■ **Objective**
Retype the data exactly, from its first line to the line containing "import plotly.graph_objects as go", including both, and skip any picture.

■ **Source material**
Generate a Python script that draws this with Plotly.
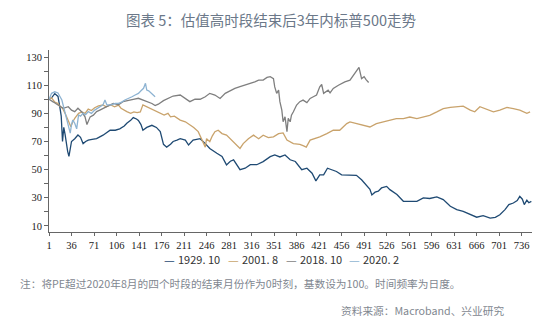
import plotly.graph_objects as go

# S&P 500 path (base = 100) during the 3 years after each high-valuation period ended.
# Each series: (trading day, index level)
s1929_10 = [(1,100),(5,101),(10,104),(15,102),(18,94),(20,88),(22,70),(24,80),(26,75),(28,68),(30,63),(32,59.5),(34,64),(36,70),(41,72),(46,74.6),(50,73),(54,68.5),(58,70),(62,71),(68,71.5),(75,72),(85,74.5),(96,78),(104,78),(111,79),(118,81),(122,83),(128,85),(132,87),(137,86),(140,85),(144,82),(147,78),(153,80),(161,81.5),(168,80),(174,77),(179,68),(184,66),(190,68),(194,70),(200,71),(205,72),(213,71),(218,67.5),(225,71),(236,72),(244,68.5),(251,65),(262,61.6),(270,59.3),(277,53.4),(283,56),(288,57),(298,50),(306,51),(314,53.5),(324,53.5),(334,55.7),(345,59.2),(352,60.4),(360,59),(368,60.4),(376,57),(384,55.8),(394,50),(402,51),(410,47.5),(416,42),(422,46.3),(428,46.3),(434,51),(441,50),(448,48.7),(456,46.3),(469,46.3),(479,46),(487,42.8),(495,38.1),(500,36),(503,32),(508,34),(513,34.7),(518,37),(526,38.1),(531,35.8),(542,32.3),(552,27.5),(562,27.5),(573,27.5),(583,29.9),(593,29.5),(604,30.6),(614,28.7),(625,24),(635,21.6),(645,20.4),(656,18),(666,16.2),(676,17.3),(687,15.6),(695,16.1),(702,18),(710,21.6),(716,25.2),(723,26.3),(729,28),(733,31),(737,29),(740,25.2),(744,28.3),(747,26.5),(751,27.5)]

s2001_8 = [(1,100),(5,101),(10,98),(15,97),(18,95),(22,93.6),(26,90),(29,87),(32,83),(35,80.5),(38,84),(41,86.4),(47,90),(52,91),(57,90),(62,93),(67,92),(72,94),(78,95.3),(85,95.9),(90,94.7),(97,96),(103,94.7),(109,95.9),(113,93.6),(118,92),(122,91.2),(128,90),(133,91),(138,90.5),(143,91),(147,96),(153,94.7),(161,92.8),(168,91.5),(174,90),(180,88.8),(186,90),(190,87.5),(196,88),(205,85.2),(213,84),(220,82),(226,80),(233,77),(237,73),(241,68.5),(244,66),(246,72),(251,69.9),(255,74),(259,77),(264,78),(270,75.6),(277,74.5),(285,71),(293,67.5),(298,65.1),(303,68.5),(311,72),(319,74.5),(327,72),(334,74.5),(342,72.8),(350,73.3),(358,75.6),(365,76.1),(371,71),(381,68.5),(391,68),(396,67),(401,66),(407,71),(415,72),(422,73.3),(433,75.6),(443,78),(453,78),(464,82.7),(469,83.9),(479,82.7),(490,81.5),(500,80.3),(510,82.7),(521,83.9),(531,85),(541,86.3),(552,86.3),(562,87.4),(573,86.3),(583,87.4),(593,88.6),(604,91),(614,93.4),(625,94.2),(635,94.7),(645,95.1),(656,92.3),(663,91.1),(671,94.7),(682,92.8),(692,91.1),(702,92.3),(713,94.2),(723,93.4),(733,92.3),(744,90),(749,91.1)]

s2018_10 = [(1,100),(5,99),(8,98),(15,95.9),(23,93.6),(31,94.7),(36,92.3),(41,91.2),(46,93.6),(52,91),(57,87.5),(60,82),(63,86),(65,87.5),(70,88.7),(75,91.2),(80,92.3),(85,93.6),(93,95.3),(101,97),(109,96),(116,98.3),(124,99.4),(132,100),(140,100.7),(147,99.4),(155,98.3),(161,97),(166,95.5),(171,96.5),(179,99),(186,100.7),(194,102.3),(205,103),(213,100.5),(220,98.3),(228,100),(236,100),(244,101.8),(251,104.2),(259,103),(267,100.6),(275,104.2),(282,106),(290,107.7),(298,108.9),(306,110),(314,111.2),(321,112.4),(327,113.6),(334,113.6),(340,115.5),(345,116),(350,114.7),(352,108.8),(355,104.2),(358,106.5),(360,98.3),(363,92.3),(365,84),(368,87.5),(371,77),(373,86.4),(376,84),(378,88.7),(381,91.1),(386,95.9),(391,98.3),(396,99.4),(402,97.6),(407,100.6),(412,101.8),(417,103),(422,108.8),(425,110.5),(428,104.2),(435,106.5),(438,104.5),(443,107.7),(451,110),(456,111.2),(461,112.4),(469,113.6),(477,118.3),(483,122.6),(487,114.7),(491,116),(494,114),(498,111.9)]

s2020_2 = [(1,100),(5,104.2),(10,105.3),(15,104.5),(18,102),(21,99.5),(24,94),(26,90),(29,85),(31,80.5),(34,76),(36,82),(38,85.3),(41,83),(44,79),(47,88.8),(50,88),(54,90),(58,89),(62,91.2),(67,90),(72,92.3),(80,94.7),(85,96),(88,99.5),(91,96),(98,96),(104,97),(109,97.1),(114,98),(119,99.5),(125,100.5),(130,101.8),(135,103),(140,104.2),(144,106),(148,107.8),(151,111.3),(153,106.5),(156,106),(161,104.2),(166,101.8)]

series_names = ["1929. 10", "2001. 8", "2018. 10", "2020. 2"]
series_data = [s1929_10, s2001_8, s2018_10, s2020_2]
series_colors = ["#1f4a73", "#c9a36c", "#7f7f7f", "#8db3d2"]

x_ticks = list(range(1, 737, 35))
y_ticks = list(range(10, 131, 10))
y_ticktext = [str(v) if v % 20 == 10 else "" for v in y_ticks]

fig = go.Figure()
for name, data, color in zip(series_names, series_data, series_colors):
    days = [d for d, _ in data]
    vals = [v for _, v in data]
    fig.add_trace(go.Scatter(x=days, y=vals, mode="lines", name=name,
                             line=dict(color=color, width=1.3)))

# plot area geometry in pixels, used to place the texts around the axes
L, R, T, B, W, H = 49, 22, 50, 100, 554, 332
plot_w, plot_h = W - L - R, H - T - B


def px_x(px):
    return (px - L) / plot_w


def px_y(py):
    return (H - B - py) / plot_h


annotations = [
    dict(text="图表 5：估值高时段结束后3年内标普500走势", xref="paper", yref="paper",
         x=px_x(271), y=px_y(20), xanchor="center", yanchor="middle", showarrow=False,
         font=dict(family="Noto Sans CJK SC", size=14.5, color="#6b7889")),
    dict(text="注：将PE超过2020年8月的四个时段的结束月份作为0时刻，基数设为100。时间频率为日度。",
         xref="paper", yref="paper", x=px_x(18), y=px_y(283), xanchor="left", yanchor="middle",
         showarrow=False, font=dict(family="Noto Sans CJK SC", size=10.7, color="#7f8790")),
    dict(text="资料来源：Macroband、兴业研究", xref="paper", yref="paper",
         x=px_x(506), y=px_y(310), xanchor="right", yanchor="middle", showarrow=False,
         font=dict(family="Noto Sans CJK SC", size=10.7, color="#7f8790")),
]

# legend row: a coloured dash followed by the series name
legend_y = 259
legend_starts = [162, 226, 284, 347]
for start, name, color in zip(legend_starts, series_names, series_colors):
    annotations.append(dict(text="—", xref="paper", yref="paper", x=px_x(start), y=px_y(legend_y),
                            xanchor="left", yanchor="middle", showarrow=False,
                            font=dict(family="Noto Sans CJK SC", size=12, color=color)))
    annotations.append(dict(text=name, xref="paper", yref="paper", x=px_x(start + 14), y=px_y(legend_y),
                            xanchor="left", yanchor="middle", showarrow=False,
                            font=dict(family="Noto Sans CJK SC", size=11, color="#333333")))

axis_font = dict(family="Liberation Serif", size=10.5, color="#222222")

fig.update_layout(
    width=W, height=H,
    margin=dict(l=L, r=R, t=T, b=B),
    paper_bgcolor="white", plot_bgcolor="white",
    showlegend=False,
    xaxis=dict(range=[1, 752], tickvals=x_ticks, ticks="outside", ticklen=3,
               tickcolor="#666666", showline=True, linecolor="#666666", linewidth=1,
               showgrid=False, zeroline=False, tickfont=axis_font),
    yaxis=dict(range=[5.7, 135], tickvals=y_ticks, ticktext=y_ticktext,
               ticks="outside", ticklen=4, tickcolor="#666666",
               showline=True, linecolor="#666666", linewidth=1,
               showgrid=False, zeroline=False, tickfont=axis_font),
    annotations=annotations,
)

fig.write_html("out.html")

■ **Output for this task**
Generate a Python script that draws this with Plotly.
import plotly.graph_objects as go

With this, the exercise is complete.